All lines below must be repeated exactly, with the pictures omitted.

━━━━━━━━

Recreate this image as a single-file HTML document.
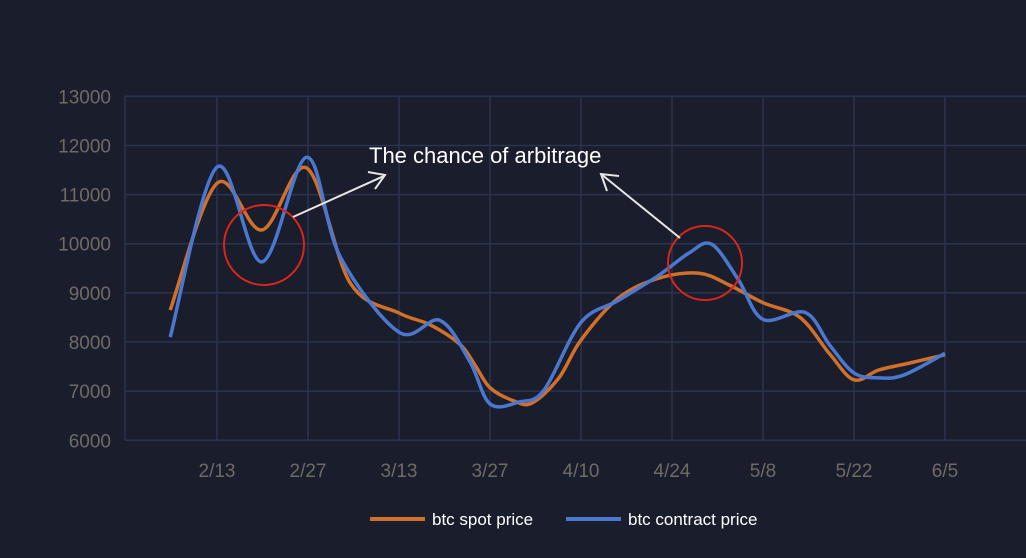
<!DOCTYPE html>
<html><head><meta charset="utf-8"><style>
html,body{margin:0;padding:0;background:#1a1d2b;}
svg{display:block;font-family:"Liberation Sans",sans-serif;}
</style></head><body>
<svg id="chart" width="1026" height="558" viewBox="0 0 1026 558">
<rect width="1026" height="558" fill="#1a1d2b"/>
<g id="grid"></g>
<g id="yticks"></g>
<g id="xticks"></g>
<g id="series"></g>
<g>
  <circle cx="264" cy="245" r="40" fill="none" stroke="#d9261c" stroke-width="2"/>
  <circle cx="705" cy="263" r="37" fill="none" stroke="#d9261c" stroke-width="2"/>
  <line x1="293" y1="217" x2="384" y2="176" stroke="#e6e6e6" stroke-width="2"/>
  <polyline points="368,172 385,175 375,189" fill="none" stroke="#e6e6e6" stroke-width="2"/>
  <line x1="680" y1="238" x2="601" y2="174" stroke="#e6e6e6" stroke-width="2"/>
  <polyline points="619,176 601,174 607,191" fill="none" stroke="#e6e6e6" stroke-width="2"/>
  <text x="369" y="163" fill="#ffffff" font-size="22">The chance of arbitrage</text>
</g>
<g>
  <line x1="370" y1="519" x2="425" y2="519" stroke="#d0702a" stroke-width="4"/>
  <text x="432" y="525" fill="#ffffff" font-size="17">btc spot price</text>
  <line x1="566" y1="519" x2="621" y2="519" stroke="#4a78d0" stroke-width="4"/>
  <text x="628" y="525" fill="#ffffff" font-size="17">btc contract price</text>
</g>
</svg>
<script>
const yTicks=[6000,7000,8000,9000,10000,11000,12000,13000];
const xTickLabels=["2/13","2/27","3/13","3/27","4/10","4/24","5/8","5/22","6/5"];
const xTickDays=[0,14,28,42,56,70,84,98,112];
const spotDays=[-7.2,0,6.9,13.8,20.5,28,32.8,37.4,39.7,42,45.7,48.5,52.6,56,61.8,68,74.2,78.8,84,89.7,94.3,98,101.8,106.5,112];
const spotVals=[8650,11230,10280,11540,9200,8590,8350,7950,7530,7070,6800,6760,7270,8040,8900,9300,9400,9160,8800,8500,7750,7230,7430,7570,7740];
const contractDays=[-7.2,0,6.9,13.8,18.9,28,34.3,38.9,42,46.5,50.3,56,61.8,68,72.6,76.1,80.2,84,90.5,94.3,98,101.8,105.7,112];
const contractVals=[8100,11560,9630,11760,9750,8200,8440,7600,6740,6780,7020,8400,8850,9360,9810,9990,9270,8460,8600,7930,7370,7270,7330,7770];

const NS="http://www.w3.org/2000/svg";
const X0=217,PXD=6.5,Y13=96.3,PY=49.14/1000;
const xs=d=>X0+d*PXD;
const ys=v=>Y13+(13000-v)*PY;
function mk(t,a,p){const e=document.createElementNS(NS,t);for(const k in a)e.setAttribute(k,a[k]);p.appendChild(e);return e;}
const grid=document.getElementById('grid'),yt=document.getElementById('yticks'),xt=document.getElementById('xticks'),ser=document.getElementById('series');
yTicks.forEach(v=>{
  const l=mk('line',{x1:125,x2:1026,y1:ys(v),y2:ys(v),stroke:'#2a3350','stroke-width':1.5},grid);
  
  
  const t=mk('text',{x:111,y:ys(v)+7,'text-anchor':'end',fill:'#6e6a66','font-size':19},yt);
  t.textContent=String(v);
  
  
});
const vl=mk('line',{x1:125,x2:125,y1:ys(13000),y2:ys(6000),stroke:'#2a3350','stroke-width':1.5},grid);


xTickDays.forEach((d,i)=>{
  const l=mk('line',{x1:xs(d),x2:xs(d),y1:ys(13000),y2:ys(6000),stroke:'#2a3350','stroke-width':1.5},grid);
  
  
  const t=mk('text',{x:xs(d),y:477,'text-anchor':'middle',fill:'#6e6a66','font-size':19},xt);
  t.textContent=xTickLabels[i];
  
  
});
function path(days,vals){
  const p=days.map((d,i)=>[xs(d),ys(vals[i])]);
  let s='M'+p[0][0]+','+p[0][1];
  for(let i=0;i<p.length-1;i++){
    const a=p[i-1]||p[i],b=p[i],c=p[i+1],e=p[i+2]||c;
    s+=' C'+(b[0]+(c[0]-a[0])/6)+','+(b[1]+(c[1]-a[1])/6)+' '+(c[0]-(e[0]-b[0])/6)+','+(c[1]-(e[1]-b[1])/6)+' '+c[0]+','+c[1];
  }
  return s;
}
const sp=mk('path',{d:path(spotDays,spotVals),fill:'none',stroke:'#d0702a','stroke-width':3.5,'stroke-linejoin':'round'},ser);


const cp=mk('path',{d:path(contractDays,contractVals),fill:'none',stroke:'#4a78d0','stroke-width':3.5,'stroke-linejoin':'round'},ser);


</script>
</body></html>
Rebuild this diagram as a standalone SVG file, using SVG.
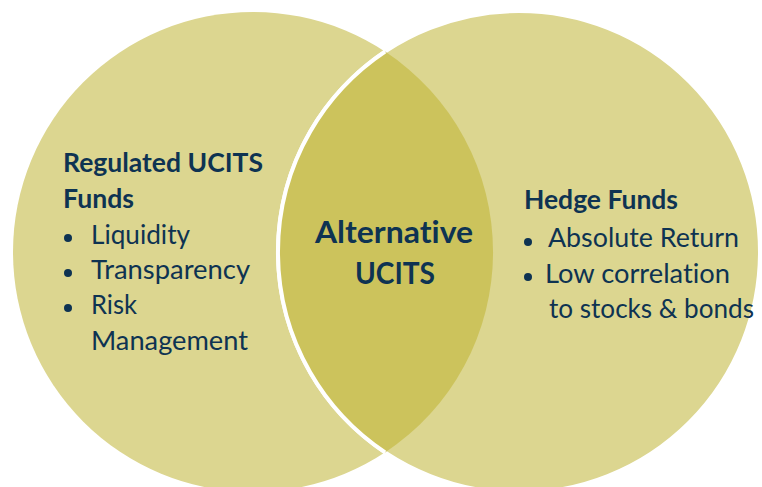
<svg xmlns="http://www.w3.org/2000/svg" width="762" height="487" viewBox="0 0 762 487">
  <style>
    .circ { fill: #DCD690; }
    .lens { fill: #CCC35C; }
    .t { font-family: Lato, "Liberation Sans", sans-serif; fill: #0E3352; font-variant-ligatures: none; }
    .b { font-weight: bold; }
    .side { font-size: 27.5px; }
    .mid { font-size: 31px; }
    .dot { fill: #0E3352; }
  </style>
  <rect width="762" height="487" fill="#FFFFFF"/>
  <g id="regulated-ucits">
    <circle class="circ" cx="253" cy="252" r="240"/>
  </g>
  <g id="hedge-funds">
    <circle class="circ" cx="519" cy="252" r="241" stroke="#FFFFFF" stroke-width="4"/>
  </g>
  <g id="alternative-ucits">
    <path class="lens" d="M385.1,51.6 A241,241 0 0,0 385.1,452.4 A240,240 0 0,0 385.1,51.6 Z"/>
    <path d="M385.1,51.6 A241,241 0 0,0 385.1,452.4" fill="none" stroke="#FFFFFF" stroke-width="4"/>
  </g>
  <g id="connectors"></g>
  <g id="regulated-ucits-text">
    <text class="t b side" x="63" y="172" textLength="200" lengthAdjust="spacingAndGlyphs">Regulated UCITS</text>
    <text class="t b side" x="63" y="208" textLength="71" lengthAdjust="spacingAndGlyphs">Funds</text>
    <circle class="dot" cx="68" cy="238" r="4"/>
    <text class="t side" x="91" y="244" textLength="99" lengthAdjust="spacingAndGlyphs">Liquidity</text>
    <circle class="dot" cx="68" cy="273" r="4"/>
    <text class="t side" x="91" y="279" textLength="159" lengthAdjust="spacingAndGlyphs">Transparency</text>
    <circle class="dot" cx="68" cy="308" r="4"/>
    <text class="t side" x="91" y="314" textLength="46" lengthAdjust="spacingAndGlyphs">Risk</text>
    <text class="t side" x="91" y="350" textLength="157" lengthAdjust="spacingAndGlyphs">Management</text>
  </g>
  <g id="alternative-ucits-text">
    <text class="t b mid" x="315" y="243" textLength="158" lengthAdjust="spacingAndGlyphs">Alternative</text>
    <text class="t b mid" x="355" y="284" textLength="80" lengthAdjust="spacingAndGlyphs">UCITS</text>
  </g>
  <g id="hedge-funds-text">
    <text class="t b side" x="524" y="209" textLength="154" lengthAdjust="spacingAndGlyphs">Hedge Funds</text>
    <circle class="dot" cx="528" cy="242" r="4"/>
    <text class="t side" x="548" y="247" textLength="191" lengthAdjust="spacingAndGlyphs">Absolute Return</text>
    <circle class="dot" cx="528" cy="277" r="4"/>
    <text class="t side" x="545" y="283" textLength="185" lengthAdjust="spacingAndGlyphs">Low correlation</text>
    <text class="t side" x="549" y="318" textLength="205" lengthAdjust="spacingAndGlyphs">to stocks &amp; bonds</text>
  </g>
</svg>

━━━━━━━━

▸ Answer to the problem:
Recreate this image as a single-file HTML document.
<!DOCTYPE html>
<html><head><meta charset="utf-8"><style>
html,body{margin:0;padding:0;background:#1a1d2b;}
svg{display:block;font-family:"Liberation Sans",sans-serif;}
</style></head><body>
<svg id="chart" width="1026" height="558" viewBox="0 0 1026 558">
<rect width="1026" height="558" fill="#1a1d2b"/>
<g id="grid"></g>
<g id="yticks"></g>
<g id="xticks"></g>
<g id="series"></g>
<g>
  <circle cx="264" cy="245" r="40" fill="none" stroke="#d9261c" stroke-width="2"/>
  <circle cx="705" cy="263" r="37" fill="none" stroke="#d9261c" stroke-width="2"/>
  <line x1="293" y1="217" x2="384" y2="176" stroke="#e6e6e6" stroke-width="2"/>
  <polyline points="368,172 385,175 375,189" fill="none" stroke="#e6e6e6" stroke-width="2"/>
  <line x1="680" y1="238" x2="601" y2="174" stroke="#e6e6e6" stroke-width="2"/>
  <polyline points="619,176 601,174 607,191" fill="none" stroke="#e6e6e6" stroke-width="2"/>
  <text x="369" y="163" fill="#ffffff" font-size="22">The chance of arbitrage</text>
</g>
<g>
  <line x1="370" y1="519" x2="425" y2="519" stroke="#d0702a" stroke-width="4"/>
  <text x="432" y="525" fill="#ffffff" font-size="17">btc spot price</text>
  <line x1="566" y1="519" x2="621" y2="519" stroke="#4a78d0" stroke-width="4"/>
  <text x="628" y="525" fill="#ffffff" font-size="17">btc contract price</text>
</g>
</svg>
<script>
const yTicks=[6000,7000,8000,9000,10000,11000,12000,13000];
const xTickLabels=["2/13","2/27","3/13","3/27","4/10","4/24","5/8","5/22","6/5"];
const xTickDays=[0,14,28,42,56,70,84,98,112];
const spotDays=[-7.2,0,6.9,13.8,20.5,28,32.8,37.4,39.7,42,45.7,48.5,52.6,56,61.8,68,74.2,78.8,84,89.7,94.3,98,101.8,106.5,112];
const spotVals=[8650,11230,10280,11540,9200,8590,8350,7950,7530,7070,6800,6760,7270,8040,8900,9300,9400,9160,8800,8500,7750,7230,7430,7570,7740];
const contractDays=[-7.2,0,6.9,13.8,18.9,28,34.3,38.9,42,46.5,50.3,56,61.8,68,72.6,76.1,80.2,84,90.5,94.3,98,101.8,105.7,112];
const contractVals=[8100,11560,9630,11760,9750,8200,8440,7600,6740,6780,7020,8400,8850,9360,9810,9990,9270,8460,8600,7930,7370,7270,7330,7770];

const NS="http://www.w3.org/2000/svg";
const X0=217,PXD=6.5,Y13=96.3,PY=49.14/1000;
const xs=d=>X0+d*PXD;
const ys=v=>Y13+(13000-v)*PY;
function mk(t,a,p){const e=document.createElementNS(NS,t);for(const k in a)e.setAttribute(k,a[k]);p.appendChild(e);return e;}
const grid=document.getElementById('grid'),yt=document.getElementById('yticks'),xt=document.getElementById('xticks'),ser=document.getElementById('series');
yTicks.forEach(v=>{
  const l=mk('line',{x1:125,x2:1026,y1:ys(v),y2:ys(v),stroke:'#2a3350','stroke-width':1.5},grid);
  
  
  const t=mk('text',{x:111,y:ys(v)+7,'text-anchor':'end',fill:'#6e6a66','font-size':19},yt);
  t.textContent=String(v);
  
  
});
const vl=mk('line',{x1:125,x2:125,y1:ys(13000),y2:ys(6000),stroke:'#2a3350','stroke-width':1.5},grid);


xTickDays.forEach((d,i)=>{
  const l=mk('line',{x1:xs(d),x2:xs(d),y1:ys(13000),y2:ys(6000),stroke:'#2a3350','stroke-width':1.5},grid);
  
  
  const t=mk('text',{x:xs(d),y:477,'text-anchor':'middle',fill:'#6e6a66','font-size':19},xt);
  t.textContent=xTickLabels[i];
  
  
});
function path(days,vals){
  const p=days.map((d,i)=>[xs(d),ys(vals[i])]);
  let s='M'+p[0][0]+','+p[0][1];
  for(let i=0;i<p.length-1;i++){
    const a=p[i-1]||p[i],b=p[i],c=p[i+1],e=p[i+2]||c;
    s+=' C'+(b[0]+(c[0]-a[0])/6)+','+(b[1]+(c[1]-a[1])/6)+' '+(c[0]-(e[0]-b[0])/6)+','+(c[1]-(e[1]-b[1])/6)+' '+c[0]+','+c[1];
  }
  return s;
}
const sp=mk('path',{d:path(spotDays,spotVals),fill:'none',stroke:'#d0702a','stroke-width':3.5,'stroke-linejoin':'round'},ser);


const cp=mk('path',{d:path(contractDays,contractVals),fill:'none',stroke:'#4a78d0','stroke-width':3.5,'stroke-linejoin':'round'},ser);


</script>
</body></html>
Rebuild this diagram as a standalone SVG file, using SVG.
<svg xmlns="http://www.w3.org/2000/svg" width="762" height="487" viewBox="0 0 762 487">
  <style>
    .circ { fill: #DCD690; }
    .lens { fill: #CCC35C; }
    .t { font-family: Lato, "Liberation Sans", sans-serif; fill: #0E3352; font-variant-ligatures: none; }
    .b { font-weight: bold; }
    .side { font-size: 27.5px; }
    .mid { font-size: 31px; }
    .dot { fill: #0E3352; }
  </style>
  <rect width="762" height="487" fill="#FFFFFF"/>
  <g id="regulated-ucits">
    <circle class="circ" cx="253" cy="252" r="240"/>
  </g>
  <g id="hedge-funds">
    <circle class="circ" cx="519" cy="252" r="241" stroke="#FFFFFF" stroke-width="4"/>
  </g>
  <g id="alternative-ucits">
    <path class="lens" d="M385.1,51.6 A241,241 0 0,0 385.1,452.4 A240,240 0 0,0 385.1,51.6 Z"/>
    <path d="M385.1,51.6 A241,241 0 0,0 385.1,452.4" fill="none" stroke="#FFFFFF" stroke-width="4"/>
  </g>
  <g id="connectors"></g>
  <g id="regulated-ucits-text">
    <text class="t b side" x="63" y="172" textLength="200" lengthAdjust="spacingAndGlyphs">Regulated UCITS</text>
    <text class="t b side" x="63" y="208" textLength="71" lengthAdjust="spacingAndGlyphs">Funds</text>
    <circle class="dot" cx="68" cy="238" r="4"/>
    <text class="t side" x="91" y="244" textLength="99" lengthAdjust="spacingAndGlyphs">Liquidity</text>
    <circle class="dot" cx="68" cy="273" r="4"/>
    <text class="t side" x="91" y="279" textLength="159" lengthAdjust="spacingAndGlyphs">Transparency</text>
    <circle class="dot" cx="68" cy="308" r="4"/>
    <text class="t side" x="91" y="314" textLength="46" lengthAdjust="spacingAndGlyphs">Risk</text>
    <text class="t side" x="91" y="350" textLength="157" lengthAdjust="spacingAndGlyphs">Management</text>
  </g>
  <g id="alternative-ucits-text">
    <text class="t b mid" x="315" y="243" textLength="158" lengthAdjust="spacingAndGlyphs">Alternative</text>
    <text class="t b mid" x="355" y="284" textLength="80" lengthAdjust="spacingAndGlyphs">UCITS</text>
  </g>
  <g id="hedge-funds-text">
    <text class="t b side" x="524" y="209" textLength="154" lengthAdjust="spacingAndGlyphs">Hedge Funds</text>
    <circle class="dot" cx="528" cy="242" r="4"/>
    <text class="t side" x="548" y="247" textLength="191" lengthAdjust="spacingAndGlyphs">Absolute Return</text>
    <circle class="dot" cx="528" cy="277" r="4"/>
    <text class="t side" x="545" y="283" textLength="185" lengthAdjust="spacingAndGlyphs">Low correlation</text>
    <text class="t side" x="549" y="318" textLength="205" lengthAdjust="spacingAndGlyphs">to stocks &amp; bonds</text>
  </g>
</svg>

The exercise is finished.